Start
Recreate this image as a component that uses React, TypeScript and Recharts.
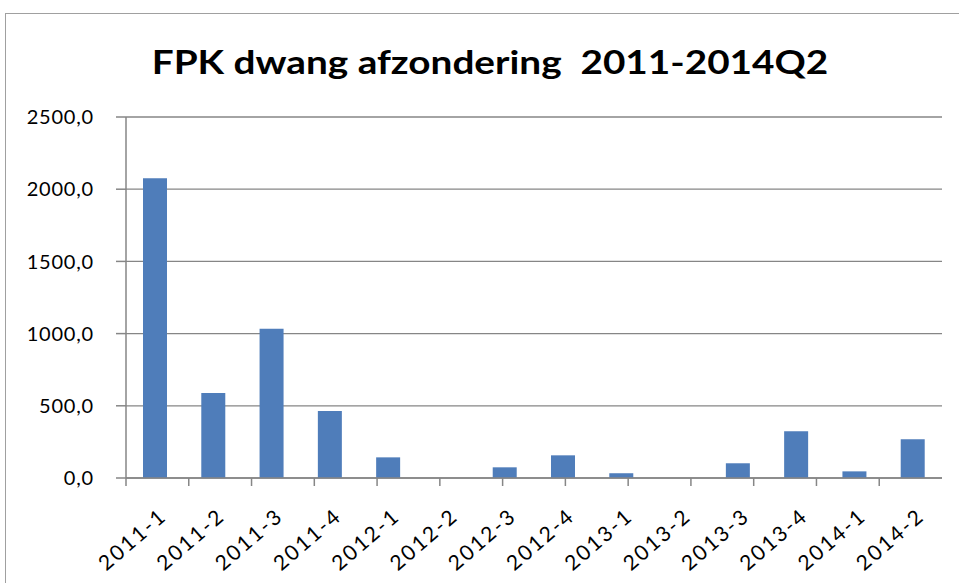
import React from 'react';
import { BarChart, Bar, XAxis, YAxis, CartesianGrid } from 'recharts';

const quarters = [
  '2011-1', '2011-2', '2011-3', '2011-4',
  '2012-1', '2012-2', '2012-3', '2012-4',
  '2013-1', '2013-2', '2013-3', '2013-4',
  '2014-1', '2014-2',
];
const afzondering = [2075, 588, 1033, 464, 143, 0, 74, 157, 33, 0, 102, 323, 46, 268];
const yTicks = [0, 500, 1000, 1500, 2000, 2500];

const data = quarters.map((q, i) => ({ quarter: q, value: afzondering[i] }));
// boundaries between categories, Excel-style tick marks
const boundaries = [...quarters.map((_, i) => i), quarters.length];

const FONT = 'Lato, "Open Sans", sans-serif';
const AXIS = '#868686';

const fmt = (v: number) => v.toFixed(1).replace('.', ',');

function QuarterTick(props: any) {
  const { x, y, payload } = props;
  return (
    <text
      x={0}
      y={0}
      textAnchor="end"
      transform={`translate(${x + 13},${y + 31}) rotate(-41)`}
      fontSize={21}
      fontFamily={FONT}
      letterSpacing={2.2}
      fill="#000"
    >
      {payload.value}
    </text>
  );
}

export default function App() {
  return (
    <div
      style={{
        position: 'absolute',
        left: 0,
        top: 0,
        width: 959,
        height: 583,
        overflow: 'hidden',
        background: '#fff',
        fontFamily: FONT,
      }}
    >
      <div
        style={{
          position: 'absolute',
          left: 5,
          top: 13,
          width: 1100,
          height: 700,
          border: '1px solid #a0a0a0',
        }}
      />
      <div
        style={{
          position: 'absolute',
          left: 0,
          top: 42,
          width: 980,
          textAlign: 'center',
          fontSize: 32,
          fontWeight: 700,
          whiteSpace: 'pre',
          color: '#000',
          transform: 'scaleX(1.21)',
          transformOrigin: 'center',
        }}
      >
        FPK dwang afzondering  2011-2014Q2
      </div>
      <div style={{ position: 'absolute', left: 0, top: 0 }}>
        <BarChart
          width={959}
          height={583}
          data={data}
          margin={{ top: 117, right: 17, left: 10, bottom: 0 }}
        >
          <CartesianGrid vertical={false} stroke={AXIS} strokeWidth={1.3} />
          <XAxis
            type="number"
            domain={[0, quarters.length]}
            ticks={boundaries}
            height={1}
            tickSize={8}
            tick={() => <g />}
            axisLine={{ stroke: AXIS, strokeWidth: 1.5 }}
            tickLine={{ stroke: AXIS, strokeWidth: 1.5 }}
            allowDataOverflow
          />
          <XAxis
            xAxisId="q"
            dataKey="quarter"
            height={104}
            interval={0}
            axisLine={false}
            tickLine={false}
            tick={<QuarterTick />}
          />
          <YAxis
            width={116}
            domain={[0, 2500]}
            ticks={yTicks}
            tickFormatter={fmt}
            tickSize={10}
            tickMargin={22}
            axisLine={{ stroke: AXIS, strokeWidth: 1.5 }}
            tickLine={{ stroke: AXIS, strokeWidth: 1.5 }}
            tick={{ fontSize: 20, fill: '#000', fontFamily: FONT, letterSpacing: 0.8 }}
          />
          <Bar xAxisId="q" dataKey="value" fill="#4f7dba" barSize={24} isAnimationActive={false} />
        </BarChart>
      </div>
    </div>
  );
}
End
Problem requirements:
From the first line of the material down to the line containing "XAxis, YAxis, CartesianGrid", inclusive, return each line exactly, skipping any picture.

Solution for this exercise:
Recreate this image as a component that uses React, TypeScript and Recharts.
import React from 'react';
import { BarChart, Bar, XAxis, YAxis, CartesianGrid } from 'recharts';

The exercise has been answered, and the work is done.